§ Written problem: Take the lines from the head of the listing through the one bearing "['left', 'right', 'left', 'center', 'center', 'center', 'left'];" and copy them exactly, leaving every picture out.

════

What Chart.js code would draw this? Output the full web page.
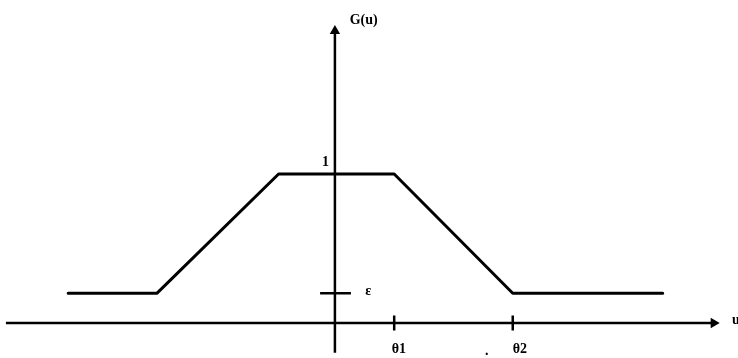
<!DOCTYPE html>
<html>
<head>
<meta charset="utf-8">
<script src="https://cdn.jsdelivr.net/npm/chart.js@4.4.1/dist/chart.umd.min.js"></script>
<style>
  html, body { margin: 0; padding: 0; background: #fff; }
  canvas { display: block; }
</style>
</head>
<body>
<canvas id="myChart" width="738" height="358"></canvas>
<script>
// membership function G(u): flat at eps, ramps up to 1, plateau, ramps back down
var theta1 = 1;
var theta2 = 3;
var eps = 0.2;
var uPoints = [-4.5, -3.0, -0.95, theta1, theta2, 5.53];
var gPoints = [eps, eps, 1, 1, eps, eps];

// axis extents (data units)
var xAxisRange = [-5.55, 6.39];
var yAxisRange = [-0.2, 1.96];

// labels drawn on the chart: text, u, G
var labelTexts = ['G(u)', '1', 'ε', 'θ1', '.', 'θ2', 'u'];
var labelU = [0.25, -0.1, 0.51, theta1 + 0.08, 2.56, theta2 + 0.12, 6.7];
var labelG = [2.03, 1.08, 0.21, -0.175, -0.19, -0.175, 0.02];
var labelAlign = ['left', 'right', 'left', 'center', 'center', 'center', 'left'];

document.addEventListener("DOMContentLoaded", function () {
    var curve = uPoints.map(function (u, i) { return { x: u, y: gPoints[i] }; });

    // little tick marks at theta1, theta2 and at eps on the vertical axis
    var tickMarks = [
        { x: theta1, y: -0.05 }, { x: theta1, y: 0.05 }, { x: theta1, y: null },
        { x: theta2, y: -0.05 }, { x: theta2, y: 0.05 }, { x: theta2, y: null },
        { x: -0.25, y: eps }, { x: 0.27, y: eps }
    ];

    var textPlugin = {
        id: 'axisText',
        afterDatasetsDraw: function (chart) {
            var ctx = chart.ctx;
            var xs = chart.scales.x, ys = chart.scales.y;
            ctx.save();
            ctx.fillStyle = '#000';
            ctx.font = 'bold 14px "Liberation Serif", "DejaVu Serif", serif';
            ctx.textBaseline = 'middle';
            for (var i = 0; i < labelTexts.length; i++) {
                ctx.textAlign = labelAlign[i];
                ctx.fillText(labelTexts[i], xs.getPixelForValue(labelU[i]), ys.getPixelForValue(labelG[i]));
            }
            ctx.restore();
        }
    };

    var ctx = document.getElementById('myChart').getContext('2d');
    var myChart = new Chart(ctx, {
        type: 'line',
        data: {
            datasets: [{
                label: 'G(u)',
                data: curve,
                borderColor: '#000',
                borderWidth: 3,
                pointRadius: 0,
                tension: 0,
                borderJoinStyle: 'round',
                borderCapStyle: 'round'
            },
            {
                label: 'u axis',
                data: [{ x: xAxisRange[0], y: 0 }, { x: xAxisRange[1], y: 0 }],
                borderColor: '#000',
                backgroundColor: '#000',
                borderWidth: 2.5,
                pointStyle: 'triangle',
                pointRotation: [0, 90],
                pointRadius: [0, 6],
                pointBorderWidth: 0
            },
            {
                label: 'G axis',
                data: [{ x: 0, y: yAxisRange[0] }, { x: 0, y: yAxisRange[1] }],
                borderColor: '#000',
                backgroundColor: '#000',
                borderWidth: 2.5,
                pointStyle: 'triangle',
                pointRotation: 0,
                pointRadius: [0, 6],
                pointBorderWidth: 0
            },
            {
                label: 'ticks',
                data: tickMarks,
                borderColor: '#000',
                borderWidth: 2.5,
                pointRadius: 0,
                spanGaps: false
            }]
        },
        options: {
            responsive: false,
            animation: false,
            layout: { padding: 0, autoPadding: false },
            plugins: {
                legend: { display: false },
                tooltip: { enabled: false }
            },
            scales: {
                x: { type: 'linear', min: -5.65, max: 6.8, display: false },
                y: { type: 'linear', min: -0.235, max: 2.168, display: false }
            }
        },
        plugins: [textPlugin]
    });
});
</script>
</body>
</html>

════

§ Answer to the problem:
What Chart.js code would draw this? Output the full web page.
<!DOCTYPE html>
<html>
<head>
<meta charset="utf-8">
<script src="https://cdn.jsdelivr.net/npm/chart.js@4.4.1/dist/chart.umd.min.js"></script>
<style>
  html, body { margin: 0; padding: 0; background: #fff; }
  canvas { display: block; }
</style>
</head>
<body>
<canvas id="myChart" width="738" height="358"></canvas>
<script>
// membership function G(u): flat at eps, ramps up to 1, plateau, ramps back down
var theta1 = 1;
var theta2 = 3;
var eps = 0.2;
var uPoints = [-4.5, -3.0, -0.95, theta1, theta2, 5.53];
var gPoints = [eps, eps, 1, 1, eps, eps];

// axis extents (data units)
var xAxisRange = [-5.55, 6.39];
var yAxisRange = [-0.2, 1.96];

// labels drawn on the chart: text, u, G
var labelTexts = ['G(u)', '1', 'ε', 'θ1', '.', 'θ2', 'u'];
var labelU = [0.25, -0.1, 0.51, theta1 + 0.08, 2.56, theta2 + 0.12, 6.7];
var labelG = [2.03, 1.08, 0.21, -0.175, -0.19, -0.175, 0.02];
var labelAlign = ['left', 'right', 'left', 'center', 'center', 'center', 'left'];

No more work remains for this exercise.